McClain has an impressive record not only at the trial level, but also has successfully defended against high-profile criminal appeals. Recently, his efforts helped keep murderer Brian Brush in prison for life.

Some are annoyed at McClain’s zealous efforts on behalf of a county agency in a regulatory squabble with Oysterville Sea Farms. Several trial and appellate judges eventually rejected the county’s position, and it would have been preferable if the matter had been dropped sooner. But as we said on Aug. 28, “The bottom line still remains what it was when Oysterville was home to the Courthouse 125 years ago — we expect a prosecutor to vigorously pursue criminal cases. Everything else is secondary.”

McClain’s challenger, Pam Nogueira Maneman, is an impressive young attorney. We hope she remains active in politics and successfully seeks some other elective office in the future.
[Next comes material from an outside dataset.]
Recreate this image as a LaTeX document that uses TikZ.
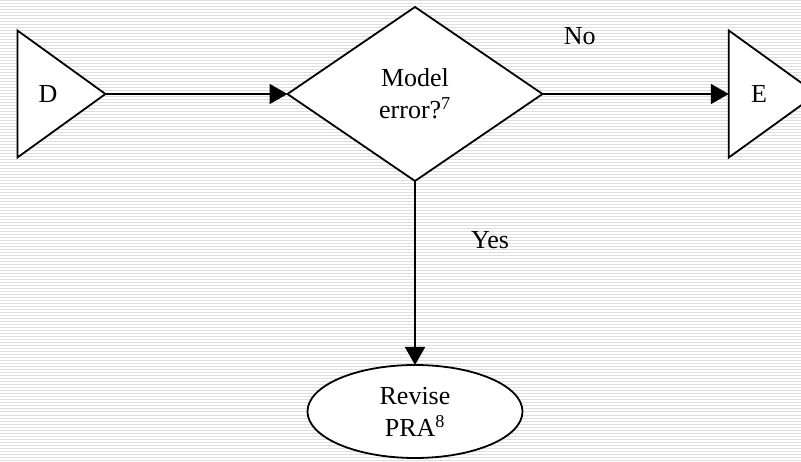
\documentclass[tikz,border=0pt]{standalone}
\usepackage{fontspec}
\setmainfont{Liberation Serif}
\usepackage{tikz}
\usetikzlibrary{arrows.meta,shapes.geometric,positioning}
\tikzstyle{edge}  =[-{Triangle[length=18pt,width=20pt]},
                    line width=1.8pt]
\tikzstyle{box}   =[draw, fill=white, line width=1.8pt,
                    inner sep=0pt, outer sep=0pt]
\tikzstyle{gate}  =[box, isosceles triangle,
                    isosceles triangle stretches,
                    minimum width=127pt, minimum height=88pt]
\tikzstyle{stripe}=[black!13, line width=1pt]

\begin{document}
\begin{tikzpicture}[font=\fontsize{26}{32}\selectfont, node distance=1cm,
            on grid, align=center]
                \clip (0pt,0pt) rectangle (801pt,-462pt);
                \foreach \y in {1,4,...,462}
                    \draw[stripe] (0pt,-\y pt) -- (801pt,-\y pt);

                \node[box, diamond, minimum width=255pt,
                      minimum height=174pt] (dia) at (415pt,-94pt)
                      {Model\\error?\textsuperscript{7}};
                \node[gate] (D) [left=367pt of dia] {D};
                \node[gate] (E) [right=344pt of dia] {E};
                \node[box, ellipse, minimum width=215pt,
                      minimum height=93pt] (rev) [below=317.5pt of dia]
                      {Revise\\PRA\textsuperscript{8}};

                \draw[edge] (D.apex) to (dia.west);
                \draw[edge] (dia.east) to node[pos=0.2, yshift=58pt] (no) {No} (E.west);
                \draw[edge] (dia.south) to node[pos=0.32, xshift=75pt] (yes) {Yes} (rev.north);
        \end{tikzpicture}
\end{document}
County voters have multiple contested races this year. That’s the way it should always be. Elective offices belong to the people, not the incumbents. If you are content with how someone is performing their job, re-elect them. Otherwise, give a new person a try.

We also take this opportunity to note, as we have in the past, that county offices all should be regarded as non-partisan. What political party a person belongs should make no difference in how they perform as a sheriff, prosecutor or other local official. We encourage all future candidates to do as several did this year by either declaring themselves independents or as having no party affiliation.